Usually, brand guidelines are for everyone, while design guidelines are the subset for designers.
It varies (particularly by geography and size of organisation), but usually "brand guidelines" are the broad umbrella including:
- "Vision" or "Mission statement" etc etc
- Tone of voice and writing style guidelines
- Logo files and usage guidelines (e.g. white space, minimum size, which variants to use on what backdrops)
- Other brand assets such as letterheads, business cards and slide templates
- Colour palettes (which are used more widely than just by designers)
- Briefing documents or commissioning guidelines
Design guidelines << which are written for designers and go into detail on grids, styles, colour usage, typography, etc, and might include UI patterns, print specs, etc
- Any other specialist guidelines e.g. for video, music, product design, shop layout, customer service, responding to complaints, uniforms, company song...
Regarding the edit about UI pattern libraries - how these fit in varies as they are a comparatively new edition.
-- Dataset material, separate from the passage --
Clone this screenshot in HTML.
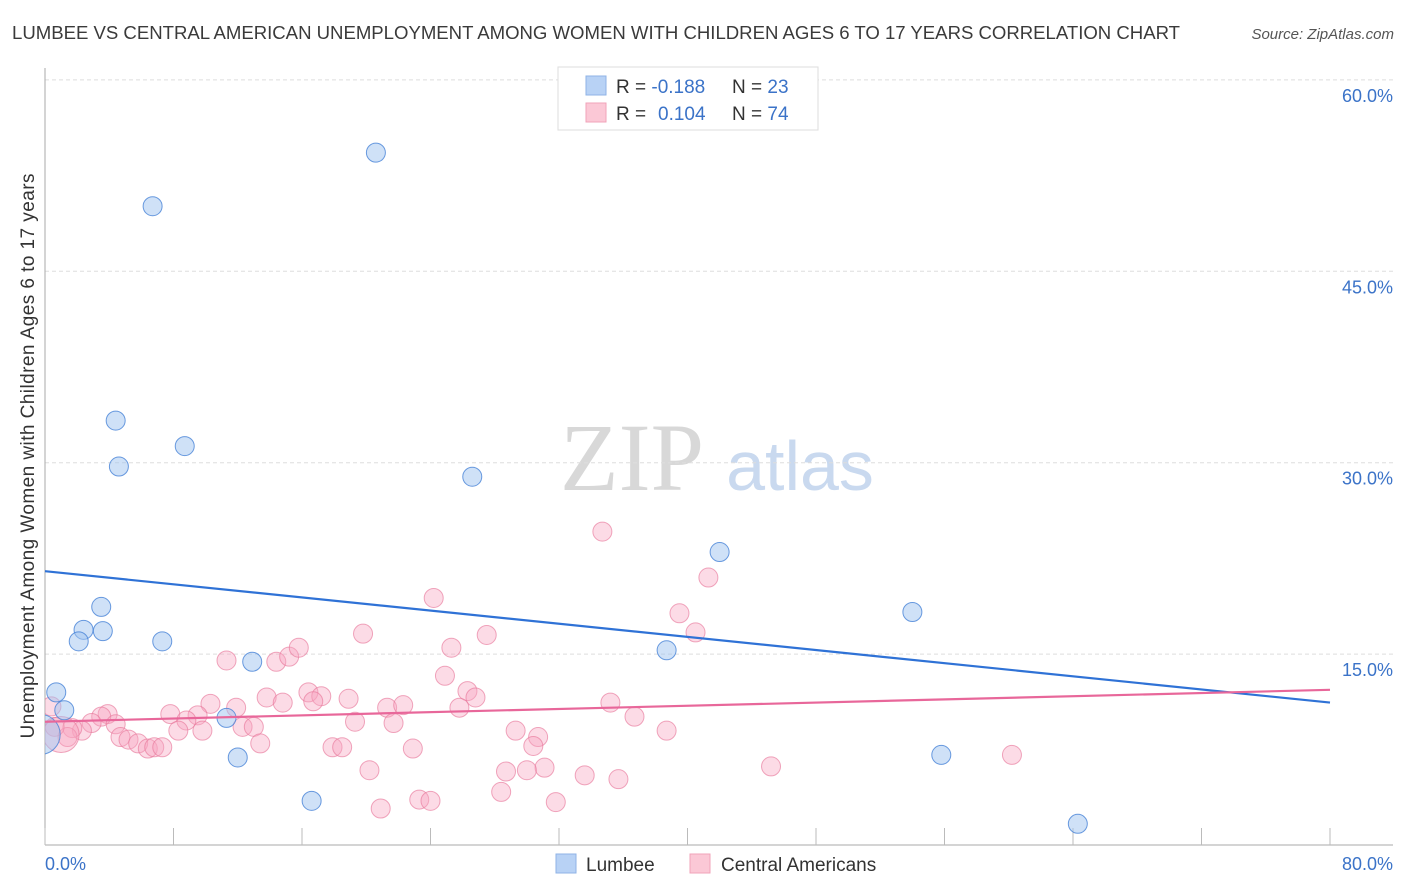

They might be part of the design guidelines (e.g. this could be separated into "print" and "web"), or, they might be standalone or part of a separate document or suite on digital publishing standards aimed at not just designers and UX specialists but also content commissioners, editors, writers, IA people etc.
The latter is probably a "better" practice, as how online content is interacted with is closer to how it is planned and structured than it is to, say, print specifications; but I'm not aware of any firm standard (yet).